The Government’s second attempt at breathing life into the Australian economy is a two-stage employment and demand stimulus package that will cost $41.5b. Coupled with the massive negative impact of the global recession on tax receipts, the package will send the Budget into a new deficit record of $22.5b this year and over $35b in 2009-10.
The first stage of the package is an immediate injection of $11b into the economy, to start rolling out in March, with handouts to taxpayers on less than $100,000, single-income families and a bonus for families with school-age children. The handout repeats the approach of the Government’s December cash injection, but this time targeting low and middle-income earners, who’ll receive more than $8b. Depending on their circumstances and number of children, some families might reap several thousand dollars in Government cheques in coming months. There’ll also be a half-billion dollar bonus for students to meet education costs and to encourage unemployed people back into training.
The second stage is a jobs package rolling out in 2009-10 ($15.7b) and 2010-11 ($9.8b). The headline component is a massive $14b infrastructure program for Australian schools to upgrade libraries, halls, laboratories and enable general maintenance. There will also be 20,000 new homes funded via a $6b housing package, the $3b insulation program already leaked overnight, and a temporary investment tax break for small businesses.
The Government is counting on generating 90,000 jobs from the package between now 2011. Treasury remains convinced Australia will avoid a recession on an annualised basis, predicting growth of 1% this year and 0.75% in 2009-10, with unemployment only rising to 7% by June 2010. Part of the reason is the strong rural performance, with farm product tipped to grow 11% this year and 5% next.
As usual, however, the lack of quarterly forecasting means the figures allow the possibility of a recession during part of the year.

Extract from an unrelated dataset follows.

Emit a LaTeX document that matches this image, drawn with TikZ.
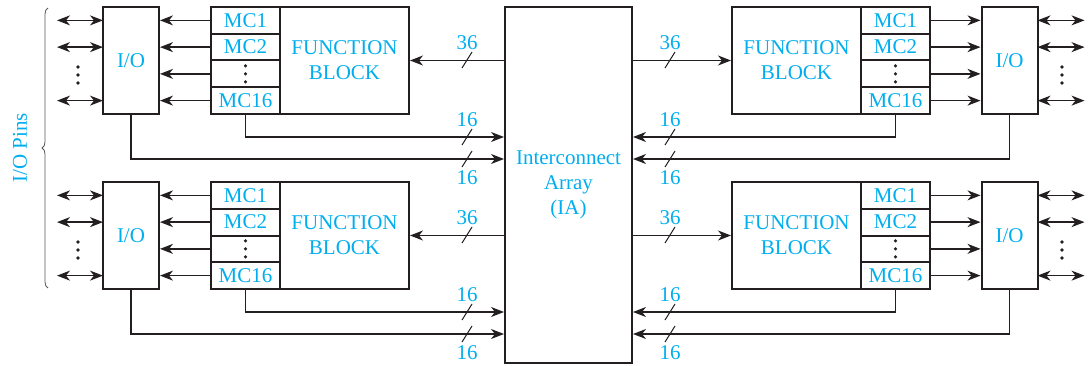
\documentclass[tikz,border=0pt]{standalone}
\usepackage{fontspec}
\setmainfont{Liberation Serif}
\usepackage{xcolor}
\definecolor{labelCyan}{HTML}{00AEEF}
\definecolor{lineDark}{HTML}{231F20}
\usetikzlibrary{arrows.meta, positioning, calc, decorations.pathreplacing}
\tikzset{
    % Base style for all boxes
    box/.style={
        draw=lineDark,
        line width=2pt,
        inner sep=0pt,
        outer sep=0pt,
        align=center,
        text=labelCyan,
        font=\fontsize{21}{25}\selectfont,
    },
    % I/O blocks
    iobox/.style={box, minimum width=56pt, minimum height=107pt},
    % Macrocells
    mcbox/.style={box, minimum width=69pt, minimum height=26.75pt},
    % Function blocks
    fbbox/.style={box, minimum width=129pt, minimum height=107pt},
    % Connector with one head
    arrow/.style={
        -{Stealth[length=13pt, width=10pt, inset=4pt]},
        line width=1.3pt,
        draw=lineDark,
        shorten >=1pt,
    },
    % Pin connector with two heads
    pinarrow/.style={
        {Stealth[length=13pt, width=10pt, inset=4pt]}-{Stealth[length=13pt, width=10pt, inset=4pt]},
        line width=1.3pt,
        draw=lineDark,
        shorten >=1pt,
    },
    % Bus width labels
    buslabel/.style={
        text=labelCyan,
        inner sep=0pt,
        font=\fontsize{21}{24}\selectfont,
    },
    % Bus slash mark
    slash/.pic={\draw[line width=1pt, lineDark] (-5,8) -- (5,-8);},
    % Three vertical dots
    dotcol/.pic={\foreach \k in {-8,0,8} \fill[lineDark] (0,\k) circle (1.8);},
}

\begin{document}
\begin{tikzpicture}[x=1pt, y=-1pt]
    \useasboundingbox (0,0) rectangle (1089,366);

    \node (IA) [box, minimum width=127pt, minimum height=356pt] at (568.5,185) {Interconnect\\Array\\(IA)};

    \foreach \r/\dy in {a/0, b/175} {
        % left side
        \node (ioL\r) [iobox] at (131,{60.5+\dy}) {I/O};
        \node (fbL\r) [fbbox] at (344.5,{60.5+\dy}) {FUNCTION\\BLOCK};
        \foreach \i/\t in {1/MC1, 2/MC2, 3/{}, 4/MC16} {
            \node (mcL\r\i) [mcbox] at (245.5,{7+26.75*(\i-0.5)+\dy}) {\t};
            \draw [arrow] (mcL\r\i.west) -- (ioL\r.east |- mcL\r\i.west);
        }
        \pic at (mcL\r3.center) {dotcol};
        \foreach \i in {1,2,4}
            \draw [pinarrow] (ioL\r.west |- mcL\r\i.west) -- ++(-47,0);
        \pic at (78,{75+\dy}) {dotcol};

        \draw [arrow] (IA.west |- fbL\r.east) -- (fbL\r.east);
        \draw [arrow] (mcL\r4.south) |- ($(IA.west |- mcL\r4.south)+(0,23)$);
        \draw [arrow] (ioL\r.south) |- ($(IA.west |- ioL\r.south)+(0,45)$);
        \pic at (467,{60+\dy}) {slash};
        \pic at (467,{137+\dy}) {slash};
        \pic at (467,{159+\dy}) {slash};
        \node (wL\r1) [buslabel] at (467,{43+\dy}) {36};
        \node (wL\r2) [buslabel] at (467,{120+\dy}) {16};
        \node (wL\r3) [buslabel] at (467,{178+\dy}) {16};

        % right side
        \node (fbR\r) [fbbox] at (796.5,{60.5+\dy}) {FUNCTION\\BLOCK};
        \node (ioR\r) [iobox] at (1009.5,{60.5+\dy}) {I/O};
        \foreach \i/\t in {1/MC1, 2/MC2, 3/{}, 4/MC16} {
            \node (mcR\r\i) [mcbox] at (895.5,{7+26.75*(\i-0.5)+\dy}) {\t};
            \draw [arrow] (mcR\r\i.east) -- (ioR\r.west |- mcR\r\i.east);
        }
        \pic at (mcR\r3.center) {dotcol};
        \foreach \i in {1,2,4}
            \draw [pinarrow] (ioR\r.east |- mcR\r\i.east) -- ++(48,0);
        \pic at (1062,{75+\dy}) {dotcol};

        \draw [arrow] (IA.east |- fbR\r.west) -- (fbR\r.west);
        \draw [arrow] (mcR\r4.south) |- ($(IA.east |- mcR\r4.south)+(0,23)$);
        \draw [arrow] (ioR\r.south) |- ($(IA.east |- ioR\r.south)+(0,45)$);
        \pic at (670,{60+\dy}) {slash};
        \pic at (670,{137+\dy}) {slash};
        \pic at (670,{159+\dy}) {slash};
        \node (wR\r1) [buslabel] at (670,{43+\dy}) {36};
        \node (wR\r2) [buslabel] at (670,{120+\dy}) {16};
        \node (wR\r3) [buslabel] at (670,{178+\dy}) {16};
    }

    % pin brace
    \draw [lineDark!75, line width=0.8pt, decorate, decoration={brace, amplitude=6pt}] (48,288) -- (48,8);
    \node (pins) [buslabel, rotate=90] at (20,148) {I/O Pins};
\end{tikzpicture}
\end{document}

It was only in November that Treasury forecast a $5.4b surplus. Since then, tax has fallen and expenditures have risen by nearly $10b and Government decisions, including this year’s components of the new package and other new funding such as COAG, have added a further $18b to the deficit. There’s a far bigger turnaround next year when the budget moves from $3.9b surplus — always a fairly notional figure — to a $35.5b deficit.

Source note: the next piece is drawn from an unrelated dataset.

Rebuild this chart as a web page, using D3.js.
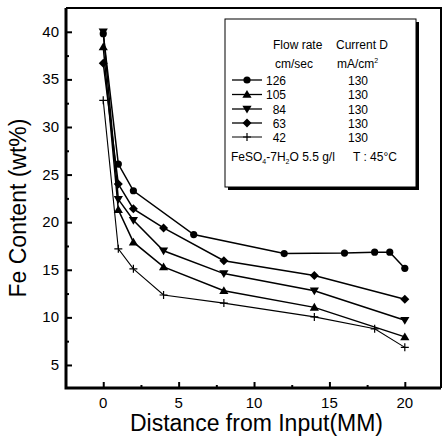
<html>
<head>
<script type="text/javascript" src="https://cdnjs.cloudflare.com/ajax/libs/d3/7.8.5/d3.min.js"></script>
<style>
  body { margin: 0; background: #fff; }
  text { font-family: "Liberation Sans", Arial, sans-serif; fill: #000; }
</style>
</head>
<body>
<div id="chart"></div>
<script type="text/javascript">
// data
var flowRates = ["126", "105", "84", "63", "42"];
var currentD = ["130", "130", "130", "130", "130"];
var markers = ["circle", "triUp", "triDown", "diamond", "plus"];

var dist126 = [0, 1, 2, 6, 12, 16, 18, 19, 20];
var fe126 = [39.8, 26.1, 23.3, 18.7, 16.7, 16.75, 16.85, 16.85, 15.15];
var dist105 = [0, 1, 2, 4, 8, 14, 20];
var fe105 = [38.4, 21.3, 17.9, 15.3, 12.8, 11.05, 7.95];
var dist84 = [0, 1, 2, 4, 8, 14, 20];
var fe84 = [40.0, 22.4, 20.2, 17.0, 14.6, 12.8, 9.7];
var dist63 = [0, 1, 2, 4, 8, 14, 20];
var fe63 = [36.7, 24.0, 21.4, 19.4, 15.95, 14.4, 11.9];
var dist42 = [0, 1, 2, 4, 8, 14, 18, 20];
var fe42 = [32.8, 17.2, 15.1, 12.35, 11.5, 10.05, 8.8, 6.85];

var xTicks = [0, 5, 10, 15, 20];
var yTicks = [5, 10, 15, 20, 25, 30, 35, 40];

var series = [
  { name: flowRates[0], x: dist126, y: fe126, marker: markers[0] },
  { name: flowRates[1], x: dist105, y: fe105, marker: markers[1] },
  { name: flowRates[2], x: dist84, y: fe84, marker: markers[2] },
  { name: flowRates[3], x: dist63, y: fe63, marker: markers[3] },
  { name: flowRates[4], x: dist42, y: fe42, marker: markers[4] }
];

var W = 444, H = 437;
var pL = 66, pR = 441, pT = 8, pB = 388;

var svg = d3.select("#chart").append("svg")
  .attr("width", W).attr("height", H);

var x = d3.scaleLinear().domain([-2.47, 22.4]).range([pL, pR]);
var y = d3.scaleLinear().domain([2.58, 42.5]).range([pB, pT]);

// marker drawing
function drawMarker(g, type, cx, cy) {
  if (type == "circle") {
    g.append("circle").attr("cx", cx).attr("cy", cy).attr("r", 3.6).attr("fill", "#000");
  } else if (type == "triUp") {
    g.append("path").attr("d", "M" + cx + "," + (cy - 4.5) + "L" + (cx + 4.6) + "," + (cy + 3.3) + "L" + (cx - 4.6) + "," + (cy + 3.3) + "Z").attr("fill", "#000");
  } else if (type == "triDown") {
    g.append("path").attr("d", "M" + cx + "," + (cy + 4.5) + "L" + (cx + 4.6) + "," + (cy - 3.3) + "L" + (cx - 4.6) + "," + (cy - 3.3) + "Z").attr("fill", "#000");
  } else if (type == "diamond") {
    g.append("path").attr("d", "M" + cx + "," + (cy - 4.5) + "L" + (cx + 4.5) + "," + cy + "L" + cx + "," + (cy + 4.5) + "L" + (cx - 4.5) + "," + cy + "Z").attr("fill", "#000");
  } else {
    g.append("path").attr("d", "M" + (cx - 4) + "," + cy + "H" + (cx + 4) + "M" + cx + "," + (cy - 4) + "V" + (cy + 4))
      .attr("stroke", "#000").attr("stroke-width", 1.2);
  }
}

// axes with inward ticks
var xAxis = d3.axisTop(x).tickValues(xTicks).tickSize(6).tickFormat("");
var xMinor = d3.axisTop(x).tickValues([2.5, 7.5, 12.5, 17.5]).tickSize(3).tickFormat("");
var yAxis = d3.axisRight(y).tickValues(yTicks).tickSize(6).tickFormat("");
var yMinor = d3.axisRight(y).tickValues([7.5, 12.5, 17.5, 22.5, 27.5, 32.5, 37.5]).tickSize(3).tickFormat("");

[xAxis, xMinor].forEach(function(a) {
  var g = svg.append("g").attr("transform", "translate(0," + pB + ")").call(a);
  g.select(".domain").remove();
  g.selectAll("line").attr("stroke", "#000").attr("stroke-width", 2);
});
[yAxis, yMinor].forEach(function(a) {
  var g = svg.append("g").attr("transform", "translate(" + pL + ",0)").call(a);
  g.select(".domain").remove();
  g.selectAll("line").attr("stroke", "#000").attr("stroke-width", 2);
});

// tick labels
svg.selectAll(".xl").data(xTicks).enter().append("text")
  .attr("x", function(d) { return x(d); }).attr("y", pB + 20)
  .attr("text-anchor", "middle").attr("font-size", 15).text(function(d) { return d; });
svg.selectAll(".yl").data(yTicks).enter().append("text")
  .attr("x", pL - 7).attr("y", function(d) { return y(d) + 5; })
  .attr("text-anchor", "end").attr("font-size", 15).text(function(d) { return d; });

// frame
svg.append("path").attr("d", "M" + pL + "," + pT + "H" + pR + "V" + pB)
  .attr("fill", "none").attr("stroke", "#000").attr("stroke-width", 2);
svg.append("path").attr("d", "M" + pL + "," + pT + "V" + pB + "H" + pR)
  .attr("fill", "none").attr("stroke", "#000").attr("stroke-width", 3);

// axis titles
svg.append("text").attr("x", (pL + pR) / 2 + 3).attr("y", 431)
  .attr("text-anchor", "middle").attr("font-size", 23).text("Distance from Input(MM)");
svg.append("text").attr("transform", "translate(26,208) rotate(-90)")
  .attr("text-anchor", "middle").attr("font-size", 23).text("Fe Content (wt%)");

// series
var line = d3.line().x(function(d) { return x(d[0]); }).y(function(d) { return y(d[1]); });
series.forEach(function(s, i) {
  var pts = s.x.map(function(v, j) { return [v, s.y[j]]; });
  svg.append("path").datum(pts).attr("d", line)
    .attr("fill", "none").attr("stroke", "#000").attr("stroke-width", i == 4 ? 1.1 : 1.5);
  var g = svg.append("g");
  pts.forEach(function(p) { drawMarker(g, s.marker, x(p[0]), y(p[1])); });
});

// legend box with shadow
var lx = 225, ly = 19, lw = 191, lh = 168;
svg.append("rect").attr("x", lx + 3).attr("y", ly + 3).attr("width", lw).attr("height", lh).attr("fill", "#000");
svg.append("rect").attr("x", lx).attr("y", ly).attr("width", lw).attr("height", lh)
  .attr("fill", "#fff").attr("stroke", "#000").attr("stroke-width", 1);

svg.append("text").attr("x", 273).attr("y", 49).attr("font-size", 12).text("Flow rate");
svg.append("text").attr("x", 336).attr("y", 49).attr("font-size", 12).text("Current D");
svg.append("text").attr("x", 275).attr("y", 68).attr("font-size", 12).text("cm/sec");
var mt = svg.append("text").attr("x", 337).attr("y", 68).attr("font-size", 12).text("mA/cm");
mt.append("tspan").attr("dy", -5).attr("font-size", 7).text("2");

var rowY = [80, 94.5, 109, 123, 137];
series.forEach(function(s, i) {
  var ry = rowY[i];
  svg.append("line").attr("x1", 232).attr("x2", 262).attr("y1", ry).attr("y2", ry)
    .attr("stroke", "#000").attr("stroke-width", i == 4 ? 1 : 1.3);
  drawMarker(svg, s.marker, 247, ry);
  svg.append("text").attr("x", 286).attr("y", ry + 4.5).attr("text-anchor", "end")
    .attr("font-size", 12).text(s.name);
  svg.append("text").attr("x", 358).attr("y", ry + 4.5).attr("text-anchor", "middle")
    .attr("font-size", 12).text(currentD[i]);
});

var ft = svg.append("text").attr("x", 231).attr("y", 161).attr("font-size", 12);
ft.append("tspan").text("FeSO");
ft.append("tspan").attr("dy", 3).attr("font-size", 7).text("4");
ft.append("tspan").attr("dy", -3).text("-7H");
ft.append("tspan").attr("dy", 3).attr("font-size", 7).text("2");
ft.append("tspan").attr("dy", -3).text("O 5.5 g/l");
svg.append("text").attr("x", 353).attr("y", 161).attr("font-size", 12).text("T : 45\u00B0C");
</script>
</body>
</html>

Given the optimistic domestic growth and employment scenarios used by Treasury, that figure could turn out to be far higher. Unemployment of 8% or 9% would generate “parameter variations” in the billions.
Treasury has hewed to a more mainstream line on international growth — 1.75% contraction in the US and Europe next year, 2.5% contraction in Japan, and only 6.5% in China. This will lead to a collapse in Australia’s terms of trade of nearly 13% next year, with the current account deficit rising to 5.5% of GDP.
As bad as all this sounds, Australia will be doing well to achieve these numbers.